* What is being asked *
Print the material below exactly as it stands, please, from its first line to the line holding "OJT以外 )の国際比較( GDP比 )／社外学習・自己啓発を行っていない人の割合');", with no pictures.

* Recorded data *
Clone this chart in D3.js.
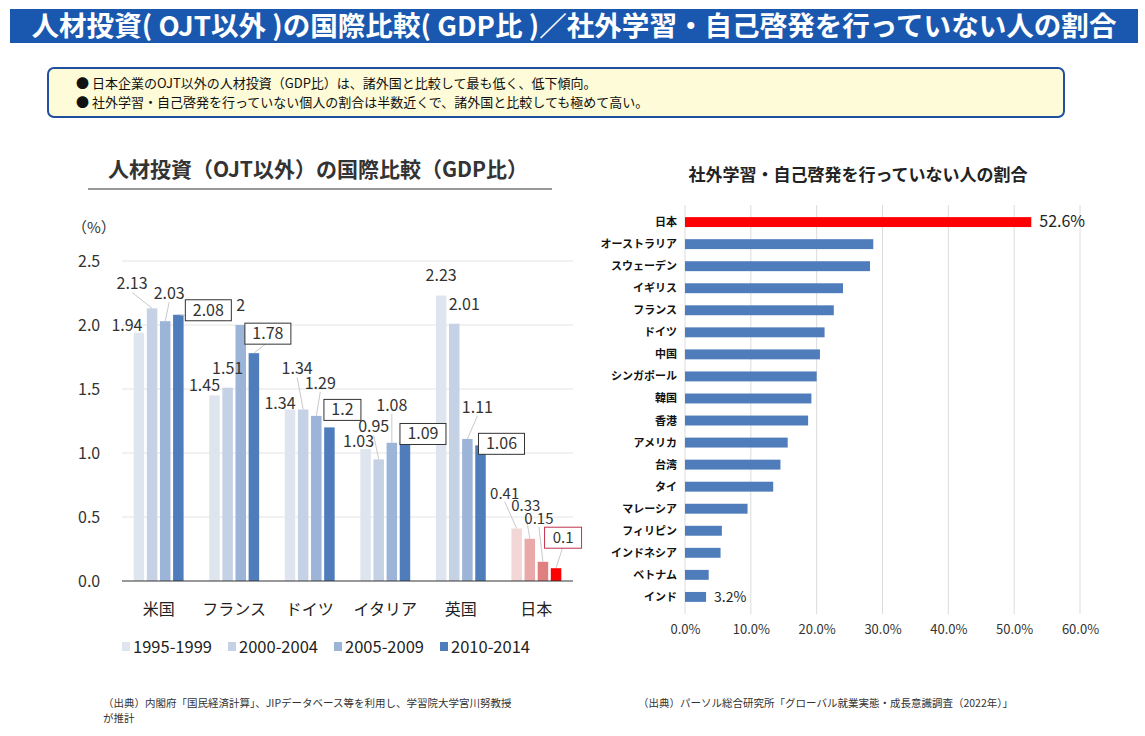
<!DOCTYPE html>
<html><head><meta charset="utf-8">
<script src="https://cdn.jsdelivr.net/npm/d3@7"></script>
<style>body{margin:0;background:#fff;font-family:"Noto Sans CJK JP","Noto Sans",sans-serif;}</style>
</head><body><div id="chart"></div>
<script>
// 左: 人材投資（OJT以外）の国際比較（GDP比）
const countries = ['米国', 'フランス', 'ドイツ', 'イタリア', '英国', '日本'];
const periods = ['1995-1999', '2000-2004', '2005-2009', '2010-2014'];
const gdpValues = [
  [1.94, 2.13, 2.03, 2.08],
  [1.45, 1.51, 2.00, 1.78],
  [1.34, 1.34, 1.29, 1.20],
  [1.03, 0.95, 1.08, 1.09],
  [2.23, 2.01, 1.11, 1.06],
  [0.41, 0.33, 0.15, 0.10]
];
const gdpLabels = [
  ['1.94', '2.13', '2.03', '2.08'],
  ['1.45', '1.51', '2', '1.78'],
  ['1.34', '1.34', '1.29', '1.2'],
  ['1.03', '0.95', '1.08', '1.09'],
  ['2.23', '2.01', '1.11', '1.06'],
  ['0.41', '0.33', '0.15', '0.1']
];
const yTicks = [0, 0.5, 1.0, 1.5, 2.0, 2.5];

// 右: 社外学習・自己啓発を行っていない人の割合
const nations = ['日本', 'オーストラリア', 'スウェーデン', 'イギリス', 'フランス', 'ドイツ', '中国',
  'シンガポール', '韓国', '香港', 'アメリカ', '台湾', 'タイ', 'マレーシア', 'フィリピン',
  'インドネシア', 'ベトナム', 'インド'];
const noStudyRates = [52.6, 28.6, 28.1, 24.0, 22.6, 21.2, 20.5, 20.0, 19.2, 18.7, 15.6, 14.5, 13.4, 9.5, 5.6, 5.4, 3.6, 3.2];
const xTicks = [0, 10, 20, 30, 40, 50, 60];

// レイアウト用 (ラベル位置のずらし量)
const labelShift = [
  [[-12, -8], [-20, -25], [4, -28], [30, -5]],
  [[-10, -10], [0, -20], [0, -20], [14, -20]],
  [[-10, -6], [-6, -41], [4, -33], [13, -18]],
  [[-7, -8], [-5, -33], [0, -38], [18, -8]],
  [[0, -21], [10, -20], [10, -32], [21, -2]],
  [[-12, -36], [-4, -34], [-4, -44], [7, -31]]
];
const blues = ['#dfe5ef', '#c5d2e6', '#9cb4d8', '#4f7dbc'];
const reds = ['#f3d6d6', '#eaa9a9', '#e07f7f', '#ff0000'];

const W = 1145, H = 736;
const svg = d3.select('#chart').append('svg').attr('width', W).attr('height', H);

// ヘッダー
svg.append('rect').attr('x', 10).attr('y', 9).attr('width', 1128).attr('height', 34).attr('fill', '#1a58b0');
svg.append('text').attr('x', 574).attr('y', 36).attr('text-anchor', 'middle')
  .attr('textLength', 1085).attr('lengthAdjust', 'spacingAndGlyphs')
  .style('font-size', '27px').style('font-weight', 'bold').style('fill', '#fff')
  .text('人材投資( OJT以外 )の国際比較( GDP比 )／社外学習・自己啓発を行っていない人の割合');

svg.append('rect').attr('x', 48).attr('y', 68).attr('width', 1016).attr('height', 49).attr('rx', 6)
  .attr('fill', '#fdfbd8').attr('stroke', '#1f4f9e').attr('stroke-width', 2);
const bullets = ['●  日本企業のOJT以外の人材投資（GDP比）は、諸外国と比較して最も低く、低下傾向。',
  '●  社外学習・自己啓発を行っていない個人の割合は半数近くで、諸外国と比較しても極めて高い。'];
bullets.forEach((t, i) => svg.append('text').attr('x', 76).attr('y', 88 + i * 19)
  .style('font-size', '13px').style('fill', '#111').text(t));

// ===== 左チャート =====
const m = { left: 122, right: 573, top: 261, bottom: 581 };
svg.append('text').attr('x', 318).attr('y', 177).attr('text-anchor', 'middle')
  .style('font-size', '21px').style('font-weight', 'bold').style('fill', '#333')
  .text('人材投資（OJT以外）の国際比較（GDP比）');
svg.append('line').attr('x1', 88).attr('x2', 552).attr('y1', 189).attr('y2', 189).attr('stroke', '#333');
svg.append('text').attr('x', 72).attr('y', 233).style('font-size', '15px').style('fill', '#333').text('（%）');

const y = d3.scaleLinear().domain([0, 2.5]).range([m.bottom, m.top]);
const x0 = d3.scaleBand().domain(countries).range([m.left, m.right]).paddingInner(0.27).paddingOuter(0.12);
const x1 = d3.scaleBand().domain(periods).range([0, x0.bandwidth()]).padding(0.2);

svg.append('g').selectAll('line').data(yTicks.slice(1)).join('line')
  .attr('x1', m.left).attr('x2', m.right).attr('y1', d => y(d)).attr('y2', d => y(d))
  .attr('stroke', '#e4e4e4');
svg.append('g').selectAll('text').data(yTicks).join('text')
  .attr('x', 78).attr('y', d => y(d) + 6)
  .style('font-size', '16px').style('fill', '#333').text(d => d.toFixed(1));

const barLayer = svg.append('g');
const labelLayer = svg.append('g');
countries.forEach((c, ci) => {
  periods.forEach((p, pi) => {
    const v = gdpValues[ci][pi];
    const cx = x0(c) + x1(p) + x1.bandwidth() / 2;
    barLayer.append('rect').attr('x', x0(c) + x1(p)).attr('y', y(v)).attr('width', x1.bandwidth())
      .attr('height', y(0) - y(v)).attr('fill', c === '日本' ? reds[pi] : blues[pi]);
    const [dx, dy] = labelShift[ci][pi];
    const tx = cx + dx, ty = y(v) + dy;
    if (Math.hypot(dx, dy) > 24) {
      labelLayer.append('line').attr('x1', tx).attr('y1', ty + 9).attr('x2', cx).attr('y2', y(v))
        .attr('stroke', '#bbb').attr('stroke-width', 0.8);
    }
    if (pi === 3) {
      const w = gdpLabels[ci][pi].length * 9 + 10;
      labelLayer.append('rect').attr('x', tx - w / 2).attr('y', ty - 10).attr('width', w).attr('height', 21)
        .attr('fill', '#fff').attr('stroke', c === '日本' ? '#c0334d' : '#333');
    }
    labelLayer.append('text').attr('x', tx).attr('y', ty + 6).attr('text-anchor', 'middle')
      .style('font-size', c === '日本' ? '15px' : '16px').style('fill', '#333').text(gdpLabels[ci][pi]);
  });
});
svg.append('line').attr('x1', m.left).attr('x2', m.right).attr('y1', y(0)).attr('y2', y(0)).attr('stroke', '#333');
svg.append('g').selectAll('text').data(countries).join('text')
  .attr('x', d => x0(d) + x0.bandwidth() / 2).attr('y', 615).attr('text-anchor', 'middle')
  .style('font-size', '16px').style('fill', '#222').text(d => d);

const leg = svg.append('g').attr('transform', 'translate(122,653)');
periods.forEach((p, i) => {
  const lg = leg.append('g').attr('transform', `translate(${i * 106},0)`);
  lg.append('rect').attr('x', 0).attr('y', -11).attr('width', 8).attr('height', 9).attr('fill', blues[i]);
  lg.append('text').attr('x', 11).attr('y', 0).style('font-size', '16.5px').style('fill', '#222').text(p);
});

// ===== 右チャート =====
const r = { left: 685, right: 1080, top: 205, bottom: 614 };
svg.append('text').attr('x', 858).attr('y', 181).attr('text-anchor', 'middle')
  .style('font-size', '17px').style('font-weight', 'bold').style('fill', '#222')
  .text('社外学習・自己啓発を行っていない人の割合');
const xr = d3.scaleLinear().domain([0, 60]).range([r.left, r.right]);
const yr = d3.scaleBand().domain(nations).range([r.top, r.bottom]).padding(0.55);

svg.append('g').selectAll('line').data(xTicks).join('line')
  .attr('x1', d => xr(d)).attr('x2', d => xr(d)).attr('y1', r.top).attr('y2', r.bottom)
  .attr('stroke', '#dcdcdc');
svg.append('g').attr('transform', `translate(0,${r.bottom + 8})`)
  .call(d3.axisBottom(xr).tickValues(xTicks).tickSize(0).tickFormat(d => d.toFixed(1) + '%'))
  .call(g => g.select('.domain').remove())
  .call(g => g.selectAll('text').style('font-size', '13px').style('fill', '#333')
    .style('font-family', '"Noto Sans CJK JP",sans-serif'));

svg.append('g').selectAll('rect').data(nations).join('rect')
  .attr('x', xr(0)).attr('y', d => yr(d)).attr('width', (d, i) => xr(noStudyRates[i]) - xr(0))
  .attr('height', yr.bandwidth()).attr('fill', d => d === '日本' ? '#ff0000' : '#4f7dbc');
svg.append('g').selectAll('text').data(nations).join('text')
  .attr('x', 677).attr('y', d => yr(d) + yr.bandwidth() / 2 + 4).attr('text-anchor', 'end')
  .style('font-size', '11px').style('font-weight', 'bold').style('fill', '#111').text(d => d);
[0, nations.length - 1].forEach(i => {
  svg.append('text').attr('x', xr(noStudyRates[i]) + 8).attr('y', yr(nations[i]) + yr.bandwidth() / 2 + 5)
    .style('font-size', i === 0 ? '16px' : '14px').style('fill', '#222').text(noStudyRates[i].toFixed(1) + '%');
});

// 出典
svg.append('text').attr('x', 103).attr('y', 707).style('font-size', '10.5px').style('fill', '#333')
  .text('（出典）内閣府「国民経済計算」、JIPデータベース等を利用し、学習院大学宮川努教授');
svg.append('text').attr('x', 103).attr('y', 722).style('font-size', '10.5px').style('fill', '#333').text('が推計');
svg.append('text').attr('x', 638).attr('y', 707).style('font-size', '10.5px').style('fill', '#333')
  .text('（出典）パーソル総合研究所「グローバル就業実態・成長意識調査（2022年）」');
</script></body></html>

* Reply to the task *
Clone this chart in D3.js.
<!DOCTYPE html>
<html><head><meta charset="utf-8">
<script src="https://cdn.jsdelivr.net/npm/d3@7"></script>
<style>body{margin:0;background:#fff;font-family:"Noto Sans CJK JP","Noto Sans",sans-serif;}</style>
</head><body><div id="chart"></div>
<script>
// 左: 人材投資（OJT以外）の国際比較（GDP比）
const countries = ['米国', 'フランス', 'ドイツ', 'イタリア', '英国', '日本'];
const periods = ['1995-1999', '2000-2004', '2005-2009', '2010-2014'];
const gdpValues = [
  [1.94, 2.13, 2.03, 2.08],
  [1.45, 1.51, 2.00, 1.78],
  [1.34, 1.34, 1.29, 1.20],
  [1.03, 0.95, 1.08, 1.09],
  [2.23, 2.01, 1.11, 1.06],
  [0.41, 0.33, 0.15, 0.10]
];
const gdpLabels = [
  ['1.94', '2.13', '2.03', '2.08'],
  ['1.45', '1.51', '2', '1.78'],
  ['1.34', '1.34', '1.29', '1.2'],
  ['1.03', '0.95', '1.08', '1.09'],
  ['2.23', '2.01', '1.11', '1.06'],
  ['0.41', '0.33', '0.15', '0.1']
];
const yTicks = [0, 0.5, 1.0, 1.5, 2.0, 2.5];

// 右: 社外学習・自己啓発を行っていない人の割合
const nations = ['日本', 'オーストラリア', 'スウェーデン', 'イギリス', 'フランス', 'ドイツ', '中国',
  'シンガポール', '韓国', '香港', 'アメリカ', '台湾', 'タイ', 'マレーシア', 'フィリピン',
  'インドネシア', 'ベトナム', 'インド'];
const noStudyRates = [52.6, 28.6, 28.1, 24.0, 22.6, 21.2, 20.5, 20.0, 19.2, 18.7, 15.6, 14.5, 13.4, 9.5, 5.6, 5.4, 3.6, 3.2];
const xTicks = [0, 10, 20, 30, 40, 50, 60];

// レイアウト用 (ラベル位置のずらし量)
const labelShift = [
  [[-12, -8], [-20, -25], [4, -28], [30, -5]],
  [[-10, -10], [0, -20], [0, -20], [14, -20]],
  [[-10, -6], [-6, -41], [4, -33], [13, -18]],
  [[-7, -8], [-5, -33], [0, -38], [18, -8]],
  [[0, -21], [10, -20], [10, -32], [21, -2]],
  [[-12, -36], [-4, -34], [-4, -44], [7, -31]]
];
const blues = ['#dfe5ef', '#c5d2e6', '#9cb4d8', '#4f7dbc'];
const reds = ['#f3d6d6', '#eaa9a9', '#e07f7f', '#ff0000'];

const W = 1145, H = 736;
const svg = d3.select('#chart').append('svg').attr('width', W).attr('height', H);

// ヘッダー
svg.append('rect').attr('x', 10).attr('y', 9).attr('width', 1128).attr('height', 34).attr('fill', '#1a58b0');
svg.append('text').attr('x', 574).attr('y', 36).attr('text-anchor', 'middle')
  .attr('textLength', 1085).attr('lengthAdjust', 'spacingAndGlyphs')
  .style('font-size', '27px').style('font-weight', 'bold').style('fill', '#fff')
  .text('人材投資( OJT以外 )の国際比較( GDP比 )／社外学習・自己啓発を行っていない人の割合');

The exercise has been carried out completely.